- GBP/USD loses traction to around 1.3510 in Wednesday’s early European session.
- UK S&P Global Composite PMI declined to 51.0 in September, weaker than expected.
- Fed’s Powell signaled central bank to move slowly on interest rate reductions.
The GBP/USD pair loses ground to near 1.3510 during the early European session on Wednesday. The Pound Sterling (GBP) weakens against the US Dollar (USD) on downbeat UK S&P Global Purchasing Managers’ Index (PMI) data for September. The Bank of England (BoE) External Member Megan Greece is set to speak later on Wednesday.
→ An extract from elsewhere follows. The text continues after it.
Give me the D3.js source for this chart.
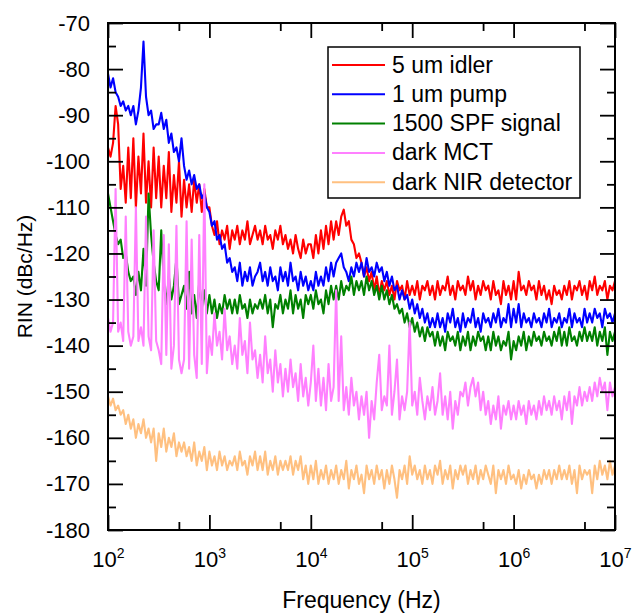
<!DOCTYPE html>
<html>
<head>
<meta charset="utf-8">
<script src="https://cdn.jsdelivr.net/npm/d3@7"></script>
<style>
    body { margin: 0; background: #fff; }
    svg text { font-family: "Liberation Sans", Arial, sans-serif; fill: #000; }
</style>
</head>
<body>
<svg id="chart" width="633" height="615"></svg>
<script>
//RIN traces, one value per sample, samples every 0.025 decade from 10^2 Hz
const idler = [
    -97,-99,-96,-88,-92,-106,-101,-109,-97,-108,
    -95,-110,-99,-107,-94,-109,-100,-110,-97,-108,
    -99,-110,-101,-108,-98,-111,-103,-109,-100,-112,
    -104,-110,-105,-111,-104,-109,-105,-111,-106,-110,
    -110,-114,-116,-113,-118,-115,-117,-114,-119,-115,
    -117,-114,-118,-115,-117,-113,-118,-116,-114,-117,
    -115,-118,-114,-117,-116,-119,-115,-117,-114,-118,
    -116,-119,-117,-120,-116,-119,-121,-117,-120,-118,
    -118,-121,-116,-120,-115,-119,-114,-118,-113,-117,
    -113,-116,-112,-110.5,-114,-113,-117,-118,-121,-120,
    -122,-125,-123,-126,-124,-128,-125,-129,-126,-128,
    -126,-129,-127,-130,-126,-128,-127,-130,-126,-129,
    -127,-129,-126,-130,-127,-128,-126,-129,-127,-130,
    -126,-129,-127,-128,-125,-129,-127,-130,-126,-128,
    -127,-129,-125,-128,-126,-130,-127,-129,-126,-128,
    -127,-130,-126,-129,-128,-131,-126,-129,-127,-130,
    -126,-130,-124,-128,-127,-129,-126,-128,-127,-130,
    -126,-129,-127,-130,-128,-131,-127,-129,-128,-130,
    -127,-129,-126,-130,-127,-128,-126,-129,-127,-130,
    -126,-128,-125,-129,-127,-128,-126,-130,-127,-128,-126
];
const pump = [
    -81,-84,-82,-85,-86,-88,-87,-89,-88,-90,
    -88,-92,-89,-84,-74,-86,-90,-89,-93,-92,
    -92,-89.5,-93,-91,-96,-94,-98,-97,-100,-95,
    -101,-104,-102,-105,-103,-106,-105,-108,-107,-110,
    -111,-114,-113,-117,-116,-119,-118,-122,-121,-124,
    -123,-126,-122,-127,-124,-126,-123,-127,-125,-124,
    -122,-126,-124,-127,-123,-126,-125,-128,-123,-126,
    -124,-127,-122,-126,-125,-128,-124,-127,-125,-128,
    -126,-128,-124,-127,-125,-127,-123,-126,-122,-125,
    -122,-121,-120,-123,-124,-126,-123,-125,-122,-124,
    -122,-125,-121,-124,-123,-125,-122,-124,-123,-126,
    -124,-127,-125,-128,-127,-130,-128,-130,-129,-132,
    -130,-133,-131,-134,-132,-135,-133,-136,-134,-136,
    -133,-136,-134,-137,-133,-135,-132,-136,-134,-137,
    -133,-136,-134,-135,-132,-136,-134,-137,-133,-135,
    -134,-136,-133,-135,-132,-136,-134,-135,-131,-136,
    -132,-135,-131,-136,-133,-135,-134,-136,-133,-135,
    -134,-136,-133,-135,-132,-136,-134,-135,-133,-136,
    -134,-135,-132,-136,-133,-135,-134,-136,-132,-135,
    -133,-135,-132,-134,-133,-136,-132,-134,-133,-135,-133
];
const signal = [
    -107,-110,-113,-116,-118,-117,-121,-120,-124,-126,
    -125,-129,-124,-128,-119,-127,-107,-116,-122,-126,
    -128,-115,-126,-131,-125,-130,-127,-121,-131,-129,
    -127,-132,-124,-133,-129,-134,-126,-132,-128,-133,
    -129,-133,-130,-134,-131,-133,-129,-132,-130,-133,
    -130,-133,-129,-132,-131,-134,-130,-133,-131,-132,
    -130,-132,-129,-133,-130,-136,-131,-132,-129,-133,
    -130,-132,-128,-133,-129,-132,-130,-134,-129,-131,
    -129,-132,-128,-131,-130,-133,-128,-131,-127,-130,
    -127,-130,-126,-129,-127,-128,-125,-129,-126,-128,
    -126,-129,-125,-128,-126,-129,-127,-130,-127,-130,
    -128,-131,-129,-132,-131,-133,-132,-135,-133,-136,
    -134,-137,-135,-138,-136,-139,-136,-138,-137,-140,
    -137,-140,-138,-141,-137,-139,-138,-140,-137,-141,
    -138,-140,-137,-141,-138,-140,-137,-139,-138,-141,
    -138,-141,-137,-140,-138,-141,-139,-140,-137,-143,
    -139,-141,-138,-140,-137,-141,-138,-140,-137,-139,
    -138,-140,-137,-139,-138,-140,-137,-139,-136,-140,
    -137,-140,-136,-139,-138,-140,-137,-139,-136,-139,
    -137,-139,-136,-140,-137,-139,-136,-142,-137,-139,-137
];
const darkMCT = [
    -134,-137,-135,-106,-137,-135,-139,-112,-137,-140,
    -138,-110,-139,-136,-140,-112,-138,-141,-115,-139,
    -141,-144,-116,-142,-118,-145,-140,-114,-143,-146,
    -143,-113,-145,-117,-142,-147,-116,-144,-105,-146,
    -138,-142,-133,-140,-137,-143,-132,-141,-138,-144,
    -140,-145,-134,-142,-139,-146,-135,-143,-141,-147,
    -142,-148,-138,-146,-143,-150,-141,-148,-144,-151,
    -145,-150,-143,-149,-146,-152,-144,-151,-147,-153,
    -148,-140,-152,-145,-153,-147,-154,-144,-152,-149,
    -128,-152,-138,-154,-149,-155,-147,-153,-150,-156,
    -151,-155,-150,-160,-152,-156,-148,-142,-154,-151,
    -153,-140,-155,-150,-143,-156,-151,-154,-150,-135,
    -153,-150,-155,-147,-152,-156,-151,-154,-149,-155,
    -152,-146,-155,-151,-156,-150,-158,-152,-155,-150,
    -151,-148,-153,-149,-147,-151,-148,-154,-150,-155,
    -152,-157,-153,-156,-151,-158,-153,-155,-152,-156,
    -153,-156,-152,-155,-153,-157,-152,-155,-153,-156,
    -152,-155,-151,-154,-152,-155,-151,-154,-152,-156,
    -151,-154,-150,-157,-151,-153,-149,-153,-150,-152,
    -149,-152,-148,-151,-147,-150,-148,-154,-148,-151,-149
];
const darkNIR = [
    -151,-153,-151.5,-154,-153,-155,-154,-157,-155,-158,
    -156,-160,-157,-159,-156,-160,-158,-161,-158,-165,
    -159,-162,-158,-163,-160,-162,-159,-164,-161,-163,
    -161,-164,-162,-165,-161,-166,-163,-165,-162,-167,
    -163,-166,-164,-167,-163,-166,-164,-167,-165,-166,
    -164,-167,-163,-166,-165,-168,-164,-166,-163,-167,
    -164,-167,-163,-168,-165,-167,-164,-168,-165,-167,
    -165,-167,-164,-168,-165,-167,-164,-169,-166,-170,
    -166,-169,-165,-170,-167,-169,-166,-170,-167,-169,
    -166,-170,-167,-169,-165,-171,-167,-169,-166,-170,
    -168,-172,-166,-169,-167,-170,-166,-169,-167,-171,
    -167,-170,-166,-169,-173,-167,-169,-166,-170,-164,
    -168,-166,-169,-167,-170,-166,-169,-167,-170,-166,
    -168,-165,-170,-167,-169,-166,-171,-167,-169,-166,
    -168,-166,-170,-167,-169,-166,-170,-167,-169,-166,
    -168,-170,-166,-172,-167,-169,-167,-170,-166,-169,
    -168,-170,-167,-171,-168,-170,-167,-169,-168,-171,
    -168,-170,-167,-169,-167,-170,-167,-169,-166,-169,
    -167,-169,-166,-170,-167,-172,-166,-169,-167,-168,
    -167,-172,-166,-169,-165,-168,-166,-169,-165,-168,-166
];

const seriesNames = ["5 um idler", "1 um pump", "1500 SPF signal", "dark MCT", "dark NIR detector"];
const seriesColors = ["#ff0000", "#0000ff", "#008000", "#ff80ff", "#ffc080"];
const seriesValues = [idler, pump, signal, darkMCT, darkNIR];

const decades = [1e2, 1e3, 1e4, 1e5, 1e6, 1e7];
const minorX = [5e2, 5e3, 5e4, 5e5, 5e6];
const yMajor = d3.range(-180, -69, 10);
const yMinor = d3.range(-175, -70, 10);

//sample frequencies, log spaced
const logStart = 2, logStep = 0.025;
const freqs = d3.range(idler.length).map(i => Math.pow(10, logStart + i * logStep));

const svg = d3.select("#chart");
svg.append("rect").attr("width", 633).attr("height", 615).attr("fill", "#fff");

const margin = { top: 23, right: 18, bottom: 85, left: 108 };
const width = 633 - margin.left - margin.right;
const height = 615 - margin.top - margin.bottom;

const g = svg.append("g")
    .attr("transform", `translate(${margin.left},${margin.top})`);

const x = d3.scaleLog().domain([1e2, 1e7]).range([0, width]);
const y = d3.scaleLinear().domain([-180, -70]).range([height, 0]);

g.append("clipPath").attr("id", "plotclip")
    .append("rect").attr("width", width).attr("height", height);

//traces
const line = d3.line()
    .x((d, i) => x(freqs[i]))
    .y(d => y(d));

const traces = g.append("g").attr("clip-path", "url(#plotclip)");
seriesValues.forEach((vals, k) => {
    traces.append("path")
        .datum(vals)
        .attr("fill", "none")
        .attr("stroke", seriesColors[k])
        .attr("stroke-width", 2.1)
        .attr("stroke-linejoin", "round")
        .attr("d", line);
});

//axes, ticks pointing inward
function styleAxis(sel) {
    sel.attr("font-size", null).attr("font-family", null);
    sel.select(".domain").remove();
    sel.selectAll(".tick line").attr("stroke", "#000").attr("stroke-width", 1.8);
}

g.append("g")
    .attr("transform", `translate(0,${height})`)
    .call(d3.axisBottom(x).tickValues(decades).tickSizeInner(-15).tickSizeOuter(0).tickFormat(() => ""))
    .call(styleAxis)
    .selectAll(".tick text")
    .each(function(d) {
        const t = d3.select(this);
        t.attr("y", 37).attr("dy", null).style("font-size", "22px");
        t.append("tspan").text("10");
        t.append("tspan").style("font-size", "14px").attr("dy", -9).text(Math.round(Math.log10(d)));
    });

g.append("g")
    .attr("transform", `translate(0,${height})`)
    .call(d3.axisBottom(x).tickValues(minorX).tickSizeInner(-8).tickSizeOuter(0).tickFormat(() => ""))
    .call(styleAxis);

g.append("g")
    .call(d3.axisTop(x).tickValues(decades).tickSizeInner(-15).tickSizeOuter(0).tickFormat(() => ""))
    .call(styleAxis);

g.append("g")
    .call(d3.axisTop(x).tickValues(minorX).tickSizeInner(-8).tickSizeOuter(0).tickFormat(() => ""))
    .call(styleAxis);

g.append("g")
    .call(d3.axisLeft(y).tickValues(yMajor).tickSizeInner(-15).tickSizeOuter(0).tickPadding(18).tickFormat(d => String(d)))
    .call(styleAxis)
    .selectAll(".tick text").style("font-size", "22px");

g.append("g")
    .call(d3.axisLeft(y).tickValues(yMinor).tickSizeInner(-8).tickSizeOuter(0).tickFormat(() => ""))
    .call(styleAxis);

g.append("g")
    .attr("transform", `translate(${width},0)`)
    .call(d3.axisRight(y).tickValues(yMajor).tickSizeInner(-15).tickSizeOuter(0).tickFormat(() => ""))
    .call(styleAxis);

g.append("g")
    .attr("transform", `translate(${width},0)`)
    .call(d3.axisRight(y).tickValues(yMinor).tickSizeInner(-8).tickSizeOuter(0).tickFormat(() => ""))
    .call(styleAxis);

//frame
g.append("rect")
    .attr("width", width)
    .attr("height", height)
    .attr("fill", "none")
    .attr("stroke", "#000")
    .attr("stroke-width", 2);

//axis titles
g.append("text")
    .attr("x", width / 2)
    .attr("y", height + 78)
    .attr("text-anchor", "middle")
    .style("font-size", "23px")
    .text("Frequency (Hz)");

g.append("text")
    .attr("transform", "rotate(-90)")
    .attr("x", -height / 2)
    .attr("y", -76)
    .attr("text-anchor", "middle")
    .style("font-size", "21px")
    .text("RIN (dBc/Hz)");

//legend
const legend = svg.append("g")
    .attr("transform", "translate(328,47)");

legend.append("rect")
    .attr("width", 252)
    .attr("height", 151)
    .attr("fill", "#fff")
    .attr("stroke", "#000")
    .attr("stroke-width", 1.5);

const rowH = 29.3;
seriesNames.forEach((name, k) => {
    const ry = 18 + k * rowH;
    legend.append("line")
        .attr("x1", 4).attr("x2", 57)
        .attr("y1", ry).attr("y2", ry)
        .attr("stroke", seriesColors[k])
        .attr("stroke-width", 2);
    legend.append("text")
        .attr("x", 64)
        .attr("y", ry + 7.5)
        .style("font-size", "23px")
        .text(name);
});
</script>
</body>
</html>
Economic activity in the UK’s private sector expanded at a softer pace in September than in August, with the S&P Global Composite PMI declining to 51 from 53.5. This figure came in worse than the estimations of 52.7. Additionally, the Manufacturing PMI eased to 46.2 in September from the previous reading of 47.0, while the Services PMI fell to 51.9 during the same period from 54.2.
“September’s flash UK PMI survey brought a litany of worrying news, including weakening growth, slumping overseas trade, worsening business confidence and further steep job losses,” said Chris Williamson, Chief Business Economist at S&P Global Market Intelligence.
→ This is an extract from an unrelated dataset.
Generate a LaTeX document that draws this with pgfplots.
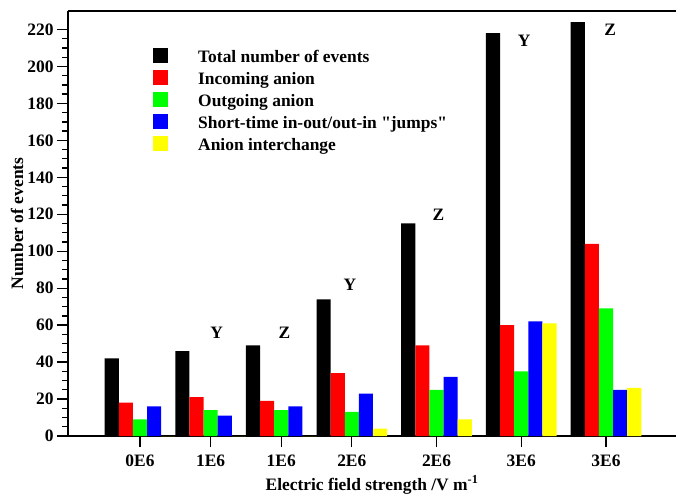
\documentclass[border=0pt]{standalone}
\usepackage{fontspec}
\setmainfont{Liberation Serif}[Ligatures=TeXOff]
\usepackage{pgfplots}
\usepackage{pgfplotstable}
\pgfplotsset{compat=1.18}

% Event counts per field strength (field in units of 1E6 V/m)
\pgfplotstableread{
x    tot  inc  out  jmp  xch
0.0  42   18   9    16   0
0.5  46   21   14   11   0
1.0  49   19   14   16   0
1.5  74   34   13   23   4
2.1  115  49   25   32   9
2.7  218  60   35   62   61
3.3  224  104  69   25   26
}\events

\definecolor{cblack}{RGB}{0,0,0}
\definecolor{cred}{RGB}{255,0,0}
\definecolor{cgreen}{RGB}{0,255,0}
\definecolor{cblue}{RGB}{0,0,255}
\definecolor{cyellow}{RGB}{255,255,0}

\begin{document}
\begin{tikzpicture}[font=\bfseries\fontsize{17.5}{20}\selectfont]
\begin{axis}[
  scale only axis,
  width=608bp, height=425bp,
  xmin=-0.51, xmax=3.796,
  ymin=0, ymax=230,
  axis x line*=bottom,
  axis y line*=left,
  axis line style={line width=1.6bp,-},
  tick align=outside,
  major tick length=11bp,
  minor tick length=6bp,
  tick style={line width=1.3bp,black},
  ytick={0,20,...,220},
  minor y tick num=3,
  xtick={0,0.5,1.0,1.5,2.1,2.7,3.3},
  xticklabels={0E6,1E6,1E6,2E6,2E6,3E6,3E6},
  /pgf/number format/assume math mode=true,
  tick label style={font=\bfseries\fontsize{17.5}{20}\selectfont},
  xticklabel style={yshift=-4bp},
  xlabel={Electric field strength /V m\textsuperscript{-1}},
  ylabel={Number of events},
  xlabel style={at={(axis description cs:0.5,-0.1271)},anchor=base},
  ylabel style={at={(axis description cs:-0.0839,0.5)},anchor=center},
  ybar, bar width=0.1,
  legend style={draw=none, fill=none, inner sep=0pt,
    at={(axis description cs:0.1398,0.9141)}, anchor=north west,
    row sep=6bp,
    nodes={inner sep=0pt, text height=15bp, text depth=1bp, anchor=base west},
    /tikz/every odd column/.append style={column sep=30bp}},
  legend image code/.code={\fill[#1,draw=none] (0bp,0bp) rectangle (15bp,15bp);},
]
\addplot[fill=cblack, draw=none, bar shift=-0.2] table[x=x,y=tot]{\events};
\addlegendentry{Total number of events}
\addplot[fill=cred, draw=none, bar shift=-0.1] table[x=x,y=inc]{\events};
\addlegendentry{Incoming anion}
\addplot[fill=cgreen, draw=none, bar shift=0] table[x=x,y=out]{\events};
\addlegendentry{Outgoing anion}
\addplot[fill=cblue, draw=none, bar shift=0.1] table[x=x,y=jmp]{\events};
\addlegendentry{Short-time in-out/out-in "jumps"}
\addplot[fill=cyellow, draw=none, bar shift=0.2] table[x=x,y=xch]{\events};
\addlegendentry{Anion interchange}

% top frame line
\draw[line width=1.6bp] (rel axis cs:0,1) -- (rel axis cs:1,1);

% group markers
\node at (axis cs:0.543,55.9) {Y};
\node at (axis cs:1.022,55.9) {Z};
\node at (axis cs:1.487,82) {Y};
\node at (axis cs:2.113,119.9) {Z};
\node at (axis cs:2.72,213.8) {Y};
\node at (axis cs:3.329,219.6) {Z};
\end{axis}
\pgfresetboundingbox
\useasboundingbox (-68bp,-58bp) rectangle (608bp,436bp);
\end{tikzpicture}
\end{document}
Federal Reserve (Fed) Chair Jerome Powell said on Tuesday that the US policymakers continue to deal with the double whammy of potentially higher inflation and a slowing labor market, calling it a “challenging situation.” Powell stated that the interest rates are in a good place to deal with either threat, suggesting he sees no urgency to lower rates aggressively. Cautious remarks from Fed’s Powell could lift the USD in the near term.
Looking ahead, traders will keep an eye on the US Personal Consumption Expenditures (PCE) Price Index for August data later on Friday. In case of softer-than-expected inflation, this might exert some selling pressure on the USD.